12 Favourite Things in 2012 #5 Borgen

It's Danish. That means it's good. But it also means you get to live inside the characters' experience of their world, watching them push out against the exterior forces of the narrative, and hang on to who they are, in some cases just barely. Billed by the Sunday Express as "The Killing meets The West Wing", the series follows Birgitte Nyborg Christiansen as Denmark's first female Prime Minister (or so she was in fictional terms, until Denmark elected it's first female Prime Minister a year ago. Life imitates art?). The huge talents behind the scenes include creator Adam Price (and don't even think of pronouncing that the English way), Tobias Lindholm and the creative force of DR, Denmark's oldest television network, while boasting a who's-who of Danish acting talent including Søren Malling, Birgitte Hjort Sørenson, Pilou Asbaek, and Mikael Birkjaer.
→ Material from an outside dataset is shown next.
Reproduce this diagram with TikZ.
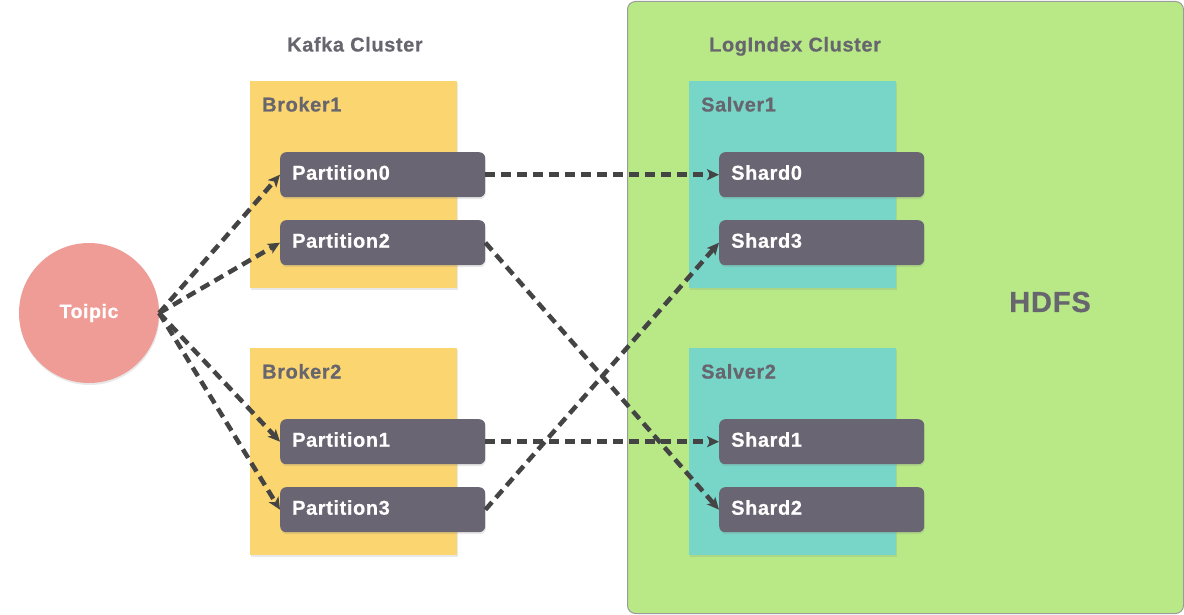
\documentclass[tikz,border=0pt]{standalone}
\usepackage{fontspec}
\setmainfont{Liberation Sans}[LetterSpace=3,FakeBold=0.6]
\usetikzlibrary{arrows.meta,shadows}
\definecolor{yellowc}{HTML}{FBD570}
\definecolor{partc}{HTML}{696572}
\definecolor{tealc}{HTML}{78D6C8}
\definecolor{greenc}{HTML}{B8E986}
\definecolor{circc}{HTML}{EF9B96}
\definecolor{headc}{HTML}{67666F}
\definecolor{arrowc}{HTML}{444444}
\definecolor{borderc}{HTML}{9B9B9B}
\tikzset{
  sh/.style={drop shadow={shadow xshift=0.6pt, shadow yshift=-2pt, opacity=0.18}},
  clusterbox/.style={draw=borderc, fill=greenc, line width=1pt, rounded corners=8pt},
  brokerbox/.style={fill=yellowc, sh, minimum width=207pt, minimum height=207pt, inner sep=0pt, anchor=north west},
  salverbox/.style={fill=tealc, sh, minimum width=207pt, minimum height=207pt, inner sep=0pt, anchor=north west},
  partbox/.style={fill=partc, rounded corners=6pt, sh, minimum width=205pt, minimum height=45pt,
    text width=181pt, inner xsep=12pt, inner ysep=0pt, text height=10pt, text depth=0pt,
    font=\fontsize{20}{24}\selectfont\bfseries, text=white, align=left, anchor=north west},
  headlabel/.style={font=\fontsize{20}{24}\selectfont\bfseries, text=headc, inner sep=0pt, anchor=base west},
  flow/.style={draw=arrowc, line width=4.5pt, dash pattern=on 10pt off 6pt,
    -{Stealth[length=12pt,width=11pt,inset=3pt]}}
}
\begin{document}
\begin{tikzpicture}[x=1pt,y=-1pt]
\useasboundingbox (0,0) rectangle (1184,615);
\fill[white] (0,0) rectangle (1184,615);

% LogIndex cluster background
\node[clusterbox, minimum width=556pt, minimum height=612pt, inner sep=0pt, anchor=north west] (logcluster) at (627,1) {};

% titles
\node[headlabel] (kafkatitle) at (287,51.5) {Kafka Cluster};
\node[headlabel] (logtitle) at (709,51.5) {LogIndex Cluster};
\node[font=\fontsize{29}{34}\selectfont\bfseries, text=headc, inner sep=0pt] (hdfs) at (1050,302) {HDFS};

% brokers and salvers
\node[brokerbox] (broker1) at (250,81) {};
\node[brokerbox] (broker2) at (250,348) {};
\node[salverbox] (salver1) at (689,81) {};
\node[salverbox] (salver2) at (689,348) {};
\node[headlabel] (b1lab) at (262,111.5) {Broker1};
\node[headlabel] (b2lab) at (262,378.5) {Broker2};
\node[headlabel] (s1lab) at (701,111.5) {Salver1};
\node[headlabel] (s2lab) at (701,378.5) {Salver2};

% partitions
\node[partbox] (p0) at (280,152) {Partition0};
\node[partbox] (p2) at (280,220) {Partition2};
\node[partbox] (p1) at (280,419) {Partition1};
\node[partbox] (p3) at (280,487) {Partition3};

% shards
\node[partbox] (s0) at (719,152) {Shard0};
\node[partbox] (s3) at (719,220) {Shard3};
\node[partbox] (s1) at (719,419) {Shard1};
\node[partbox] (s2) at (719,487) {Shard2};

% topic
\node[circle, fill=circc, sh, minimum size=140pt, inner sep=0pt, text height=10pt, text depth=0pt,
  font=\fontsize{19.5}{24}\selectfont\bfseries, text=white] (topic) at (89,313) {Toipic};

% connectors
\draw[flow] (topic.east) -- (p0.west);
\draw[flow] (topic.east) -- (p2.west);
\draw[flow] (topic.east) -- (p1.west);
\draw[flow] (topic.east) -- (p3.west);
\draw[flow] (p0.east) -- (s0.west);
\draw[flow] (p2.east) -- (s2.west);
\draw[flow] (p1.east) -- (s1.west);
\draw[flow] (p3.east) -- (s3.west);
\end{tikzpicture}
\end{document}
But the series belongs to the formidably compelling Sidse Babett Knudsen as the 'staatsminister', whose desire to transform her country costs her nearly everything she has. The show feels like a thriller at times, with meetings and deaths in dark places, while still finding time for careful nuancing in relationships, the breaths and beats of listening, and loving and losing. Birgitte's deep integrity becomes a rallying point around which the good ones swarm and those who wish they were good, irresistibly return. And yet, with two ten-episode seasons completed, and a third on the way, there have been plenty of opportunities for her to stumble and lose her way, search for the meaning again and go on, all against those blue winter skies, and the shifting architecture of Copenhagen.  Borgen is an icon of all that works so well in the cinema and television of the country to whom we owe so much in this art form. Once I had found it, I watched all twenty episodes in three days. You will too.